DATA SHOWN:
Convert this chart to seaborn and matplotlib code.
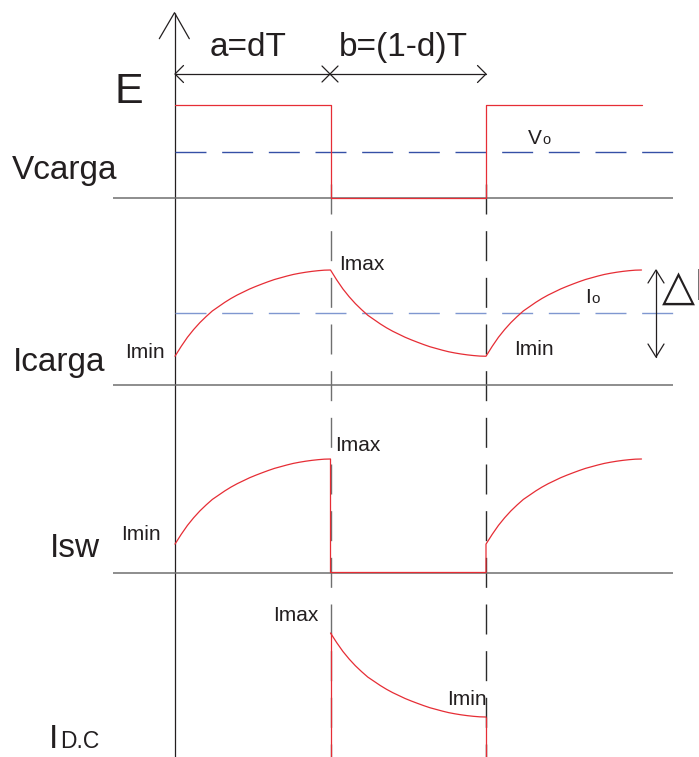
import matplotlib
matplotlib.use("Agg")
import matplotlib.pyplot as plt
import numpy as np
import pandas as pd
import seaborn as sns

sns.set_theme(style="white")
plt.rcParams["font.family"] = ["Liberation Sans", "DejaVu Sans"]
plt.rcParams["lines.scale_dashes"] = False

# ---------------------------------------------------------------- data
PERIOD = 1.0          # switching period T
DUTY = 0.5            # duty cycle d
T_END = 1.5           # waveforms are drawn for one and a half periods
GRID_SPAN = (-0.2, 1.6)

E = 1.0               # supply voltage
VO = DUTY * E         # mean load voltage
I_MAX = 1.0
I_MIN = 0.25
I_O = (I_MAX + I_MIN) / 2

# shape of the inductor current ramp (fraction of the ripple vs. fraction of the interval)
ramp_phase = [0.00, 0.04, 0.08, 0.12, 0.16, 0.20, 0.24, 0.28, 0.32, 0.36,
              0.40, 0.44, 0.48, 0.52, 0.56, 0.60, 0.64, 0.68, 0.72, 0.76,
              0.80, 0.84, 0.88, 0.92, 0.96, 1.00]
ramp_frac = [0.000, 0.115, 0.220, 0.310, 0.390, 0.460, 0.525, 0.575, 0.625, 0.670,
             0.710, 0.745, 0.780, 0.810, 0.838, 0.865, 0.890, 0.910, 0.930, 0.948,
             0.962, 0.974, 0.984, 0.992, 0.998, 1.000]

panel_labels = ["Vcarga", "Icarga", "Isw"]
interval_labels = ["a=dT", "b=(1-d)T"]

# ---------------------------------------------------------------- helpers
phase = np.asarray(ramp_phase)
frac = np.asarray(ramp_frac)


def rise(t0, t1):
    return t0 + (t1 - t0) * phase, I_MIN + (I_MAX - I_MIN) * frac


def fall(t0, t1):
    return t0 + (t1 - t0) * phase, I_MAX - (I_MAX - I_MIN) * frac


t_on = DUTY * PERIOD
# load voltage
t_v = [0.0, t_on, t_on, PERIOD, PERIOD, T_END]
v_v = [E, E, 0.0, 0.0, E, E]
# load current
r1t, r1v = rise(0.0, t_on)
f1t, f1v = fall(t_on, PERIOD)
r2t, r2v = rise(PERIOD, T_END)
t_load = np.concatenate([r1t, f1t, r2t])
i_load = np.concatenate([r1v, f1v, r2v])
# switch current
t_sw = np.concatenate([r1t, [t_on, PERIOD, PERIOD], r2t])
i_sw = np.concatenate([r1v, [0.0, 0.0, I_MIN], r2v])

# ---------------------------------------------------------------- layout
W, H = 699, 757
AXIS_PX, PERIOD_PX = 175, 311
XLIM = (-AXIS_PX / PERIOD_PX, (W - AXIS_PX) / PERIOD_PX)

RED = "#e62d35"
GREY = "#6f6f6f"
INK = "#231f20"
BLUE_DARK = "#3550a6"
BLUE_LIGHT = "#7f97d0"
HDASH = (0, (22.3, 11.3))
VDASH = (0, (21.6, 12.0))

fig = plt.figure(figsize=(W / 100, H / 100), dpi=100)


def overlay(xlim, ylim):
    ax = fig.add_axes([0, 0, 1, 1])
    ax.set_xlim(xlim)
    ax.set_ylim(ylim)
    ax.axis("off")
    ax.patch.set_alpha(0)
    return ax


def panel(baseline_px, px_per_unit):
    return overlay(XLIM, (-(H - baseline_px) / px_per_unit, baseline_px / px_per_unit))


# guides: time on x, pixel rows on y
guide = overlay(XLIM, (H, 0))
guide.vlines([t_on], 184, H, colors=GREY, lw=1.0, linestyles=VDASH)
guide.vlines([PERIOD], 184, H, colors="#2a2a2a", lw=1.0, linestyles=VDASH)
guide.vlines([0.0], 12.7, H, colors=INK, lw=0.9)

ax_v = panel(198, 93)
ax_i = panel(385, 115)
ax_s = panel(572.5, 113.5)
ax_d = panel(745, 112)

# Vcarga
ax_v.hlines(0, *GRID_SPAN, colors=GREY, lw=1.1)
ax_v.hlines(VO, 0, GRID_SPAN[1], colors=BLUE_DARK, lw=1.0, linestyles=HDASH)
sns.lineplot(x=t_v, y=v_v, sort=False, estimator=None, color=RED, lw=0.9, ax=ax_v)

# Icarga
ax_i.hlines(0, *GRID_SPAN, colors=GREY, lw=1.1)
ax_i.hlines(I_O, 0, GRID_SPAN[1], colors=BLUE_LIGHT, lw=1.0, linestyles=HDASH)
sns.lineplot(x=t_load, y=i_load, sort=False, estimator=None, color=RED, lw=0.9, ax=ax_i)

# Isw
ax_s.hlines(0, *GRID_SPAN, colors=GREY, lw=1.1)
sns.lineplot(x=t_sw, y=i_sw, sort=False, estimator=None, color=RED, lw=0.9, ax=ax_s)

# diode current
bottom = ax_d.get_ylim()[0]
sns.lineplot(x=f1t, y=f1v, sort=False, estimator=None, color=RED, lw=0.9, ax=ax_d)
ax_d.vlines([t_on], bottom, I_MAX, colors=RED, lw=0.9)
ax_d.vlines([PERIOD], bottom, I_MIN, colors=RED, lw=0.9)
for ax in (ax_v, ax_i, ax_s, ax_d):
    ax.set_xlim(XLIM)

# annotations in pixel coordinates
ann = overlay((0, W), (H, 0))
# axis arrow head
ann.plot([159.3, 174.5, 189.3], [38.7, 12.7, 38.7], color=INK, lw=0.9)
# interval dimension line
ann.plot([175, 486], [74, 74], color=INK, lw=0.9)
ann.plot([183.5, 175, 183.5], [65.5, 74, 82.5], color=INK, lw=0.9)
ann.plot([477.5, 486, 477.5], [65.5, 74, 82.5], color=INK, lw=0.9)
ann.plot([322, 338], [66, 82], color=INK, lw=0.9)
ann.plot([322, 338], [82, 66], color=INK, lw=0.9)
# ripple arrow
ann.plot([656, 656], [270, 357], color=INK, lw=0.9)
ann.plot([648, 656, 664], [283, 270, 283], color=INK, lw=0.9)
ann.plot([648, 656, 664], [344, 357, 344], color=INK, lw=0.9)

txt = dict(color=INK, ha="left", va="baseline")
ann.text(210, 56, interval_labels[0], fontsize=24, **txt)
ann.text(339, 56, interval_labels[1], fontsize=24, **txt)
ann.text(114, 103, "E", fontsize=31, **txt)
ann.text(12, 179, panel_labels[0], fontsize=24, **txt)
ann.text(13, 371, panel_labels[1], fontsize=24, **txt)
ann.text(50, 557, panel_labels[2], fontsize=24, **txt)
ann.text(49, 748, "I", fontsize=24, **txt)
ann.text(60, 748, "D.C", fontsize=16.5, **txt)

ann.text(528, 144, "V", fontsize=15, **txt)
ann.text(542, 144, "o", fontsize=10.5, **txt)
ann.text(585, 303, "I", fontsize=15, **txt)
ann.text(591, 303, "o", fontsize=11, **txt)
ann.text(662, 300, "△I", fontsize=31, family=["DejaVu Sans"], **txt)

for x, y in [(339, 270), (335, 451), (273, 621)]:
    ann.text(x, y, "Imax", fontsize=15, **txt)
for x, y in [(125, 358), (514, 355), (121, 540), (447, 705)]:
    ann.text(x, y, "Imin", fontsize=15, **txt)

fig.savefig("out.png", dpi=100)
--
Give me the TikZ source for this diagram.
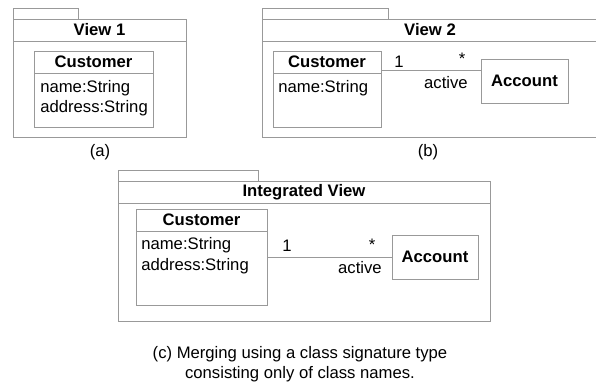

THE TASK: The lines you need run from the one containing "Convert this chart" down to the one containing "return t0 + (t1 - t0) * phase, I_MAX"; print them exactly, both ends included, and leave out pictures.

TASK RESULT:
Convert this chart to seaborn and matplotlib code.
import matplotlib
matplotlib.use("Agg")
import matplotlib.pyplot as plt
import numpy as np
import pandas as pd
import seaborn as sns

sns.set_theme(style="white")
plt.rcParams["font.family"] = ["Liberation Sans", "DejaVu Sans"]
plt.rcParams["lines.scale_dashes"] = False

# ---------------------------------------------------------------- data
PERIOD = 1.0          # switching period T
DUTY = 0.5            # duty cycle d
T_END = 1.5           # waveforms are drawn for one and a half periods
GRID_SPAN = (-0.2, 1.6)

E = 1.0               # supply voltage
VO = DUTY * E         # mean load voltage
I_MAX = 1.0
I_MIN = 0.25
I_O = (I_MAX + I_MIN) / 2

# shape of the inductor current ramp (fraction of the ripple vs. fraction of the interval)
ramp_phase = [0.00, 0.04, 0.08, 0.12, 0.16, 0.20, 0.24, 0.28, 0.32, 0.36,
              0.40, 0.44, 0.48, 0.52, 0.56, 0.60, 0.64, 0.68, 0.72, 0.76,
              0.80, 0.84, 0.88, 0.92, 0.96, 1.00]
ramp_frac = [0.000, 0.115, 0.220, 0.310, 0.390, 0.460, 0.525, 0.575, 0.625, 0.670,
             0.710, 0.745, 0.780, 0.810, 0.838, 0.865, 0.890, 0.910, 0.930, 0.948,
             0.962, 0.974, 0.984, 0.992, 0.998, 1.000]

panel_labels = ["Vcarga", "Icarga", "Isw"]
interval_labels = ["a=dT", "b=(1-d)T"]

# ---------------------------------------------------------------- helpers
phase = np.asarray(ramp_phase)
frac = np.asarray(ramp_frac)


def rise(t0, t1):
    return t0 + (t1 - t0) * phase, I_MIN + (I_MAX - I_MIN) * frac


def fall(t0, t1):
    return t0 + (t1 - t0) * phase, I_MAX - (I_MAX - I_MIN) * frac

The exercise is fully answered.